BARNAVE (Antoine).
Né à Grenoble. 1761-guillotiné en 1793. Avocat au Parlement de Grenoble.
Le plus grand orateur des États-Généraux avec Mirabeau. Manuscrit Autographe Des Révolutions politiques.
S.d. 2 pp. 1/2 in-4 (quelques rousseurs).
Réf. G 3053
…Il y a des révolutions qui se font par le palais, par le centre des pouvoirs et qui entrainent ensuite tout l’empire, il y en a qui se font par l’empire contre le palais et où le centre du pouvoir est ordinairement le dernier point qui résiste. Rien n’est plus rapide qu’une révolution par le palais. Rien n’est ordinairement plus lent qu’une révolution qui commence par les parties contre le centre. Plus le peuple est esclave et accoutumé à l’obéissance plus le succès d’une révolution par le palais est rapide et sûre. (…) Un trône, une cérémonie, la reconnaissance de la garde et l’acclamation du peuple de la capitale décident tout. Il faut une grande énergie dans la nation ou une faiblesse extraordinaire dans le pouvoir pour qu’une révolution qui procède par les extrémités contre le centre puisse réussir…
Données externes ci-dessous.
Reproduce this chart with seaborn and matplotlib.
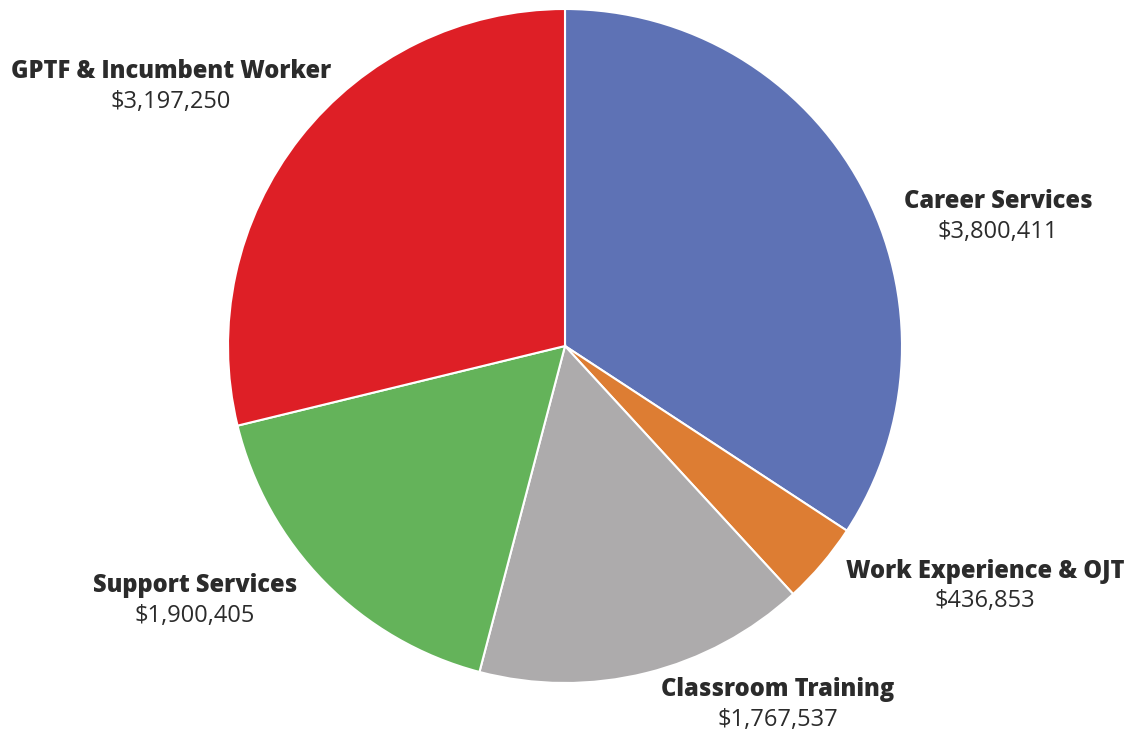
import matplotlib
matplotlib.use("Agg")
import matplotlib.pyplot as plt
import seaborn as sns

categories = ["Career Services", "Work Experience & OJT", "Classroom Training",
              "Support Services", "GPTF & Incumbent Worker"]
amounts = [3800411, 436853, 1767537, 1900405, 3197250]
colors = ["#5E72B5", "#DD7D33", "#ADABAC", "#64B35A", "#DE1F26"]

# label anchor positions in pixels (x, y from top)
label_pos = [(998, 202), (985, 571), (778, 690), (195, 586), (171, 72)]

sns.set_theme(style="white")
plt.rcParams["font.family"] = ["Open Sans", "DejaVu Sans"]

fig = plt.figure(figsize=(11.31, 7.34), dpi=100)
ax = fig.add_axes([0, 0, 1, 1])

ax.pie(amounts, colors=colors, startangle=90, counterclock=False,
       center=(565, 734 - 346), radius=337,
       wedgeprops=dict(edgecolor="white", linewidth=1.5))

ax.set_xlim(0, 1131)
ax.set_ylim(0, 734)
ax.set_aspect("equal")
ax.axis("off")

for name, amt, (x, y) in zip(categories, amounts, label_pos):
    ax.text(x, 734 - y, name, ha="center", va="center", fontsize=17,
            fontweight="heavy", color="#2b2b2b")
    ax.text(x, 734 - y - 30, f"${amt:,}", ha="center", va="center",
            fontsize=17, color="#2b2b2b")

fig.savefig("out.png", dpi=100, facecolor="white")
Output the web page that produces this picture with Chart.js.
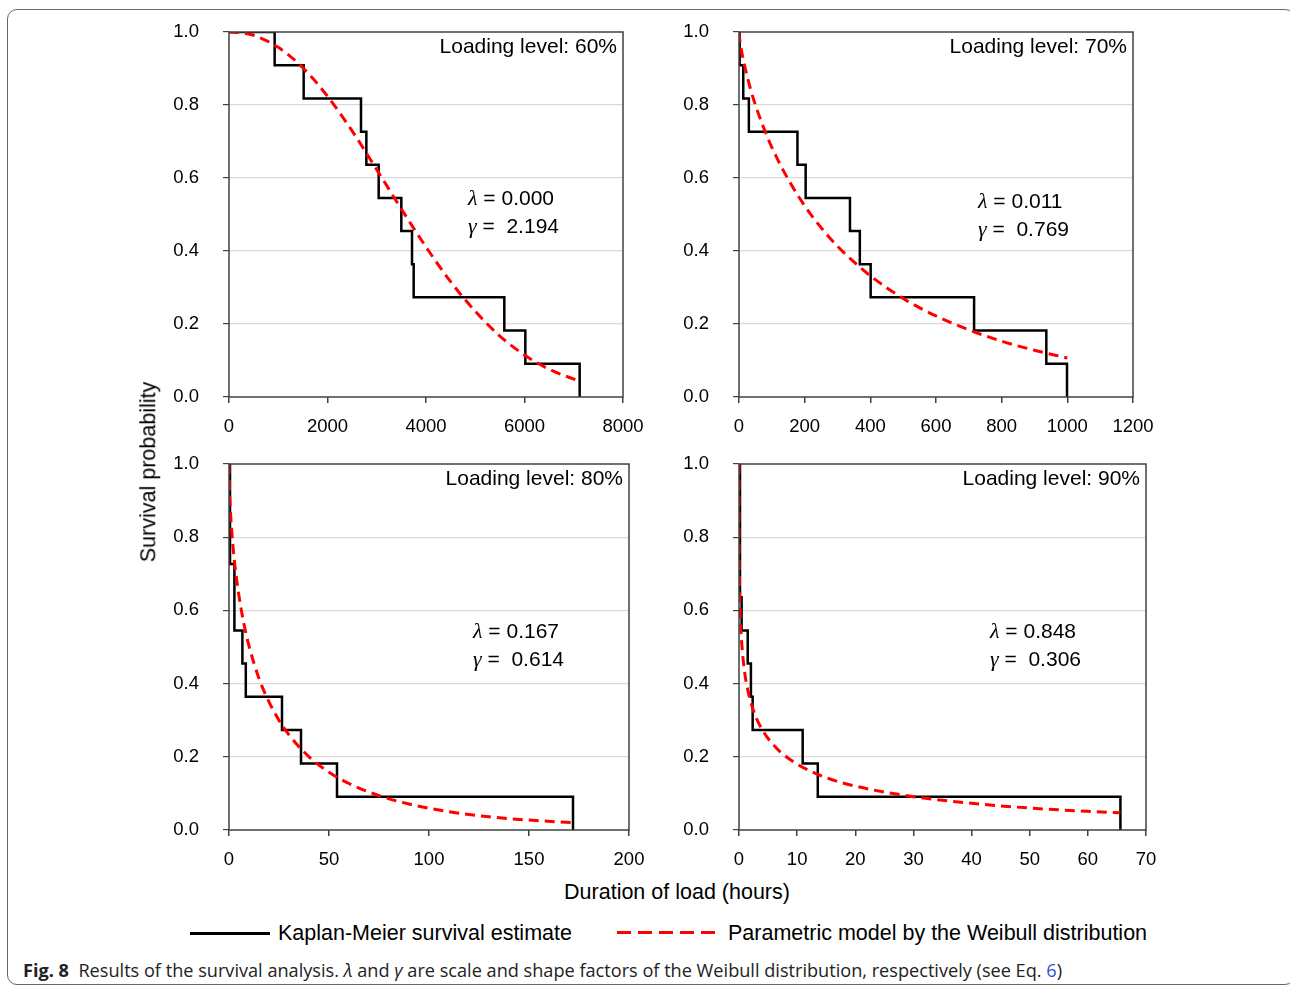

Barnave prend pour exemple la rébellion du suédois Gustave Vasa [Gustav Vasa (1496-1560) Roi de Suède de 1523 à sa mort.] contre le Danemark, conduit par Christian II qui avait envahi la Suède : …La révolution de Gustave Vasa s’effectua par une nation libre et guerrière indignée des atrocités de cristierne [le roi Christian] et du gouvernement le plus odieux qui ait jamais existé (…). Les commencements furent si faibles, le dénouement si prolongé qu’il est évident que sans l’aveuglement, la lenteur, la lâcheté, l’ineptie du gouvernement, elle eut été étouffée dès les premiers pas (…). La plupart des tyrans se sont perdus par une méfiance qui les a rendus tout à la fois timides, sans motifs et cruels sans nécessité. Ils ont été détruits par ce qu’ils ont paru craindre. Celui qui connoissoit les hommes c’étoit Sylla - Jules Césaer (sic) avoit toutes les qualités d’un grand roi mais il avoit une chose qui ne peut s’allier avec l’établissement de la tyrannie c’étoit la clémence. Il sembloit ignorer que cette indulgence, qui honore un pouvoir reconnu, ne paroit qu’insulte ou faiblesse dans un pouvoir contesté. Sa conduite étoit belle et politique envers le peuple mais aveugle envers l’aristocratie. Il paraissoit croire à l’admiration de ses égaux et à la reconnoissance de ceux qu’il humiliait, et semblait ne pas croire à leur audace alors qu’il encourageoit leur sécurité…
Retiré dans son Dauphiné natal, après avoir été à l’avant-garde de la Révolution entre 1789 et 1790, Barnave profite de sa retraite pour entamer la rédaction de L’Introduction à la Révolution française dans laquelle il offrira une des plus brillantes analyses sur les causes des révolutions. En soulignant le mécanisme qui relie l’évolution économique et sociale à l’évolution politique, autrement dit, une nouvelle distribution de la richesse entraînant une nouvelle distribution du pouvoir, Barnave annonçait les approches du siècle suivant. Jaurès, admiratif de l’historien, vit dans la synthèse que Barnave fit de son expérience révolutionnaire, une anticipation de la théorie marxiste de l’histoire.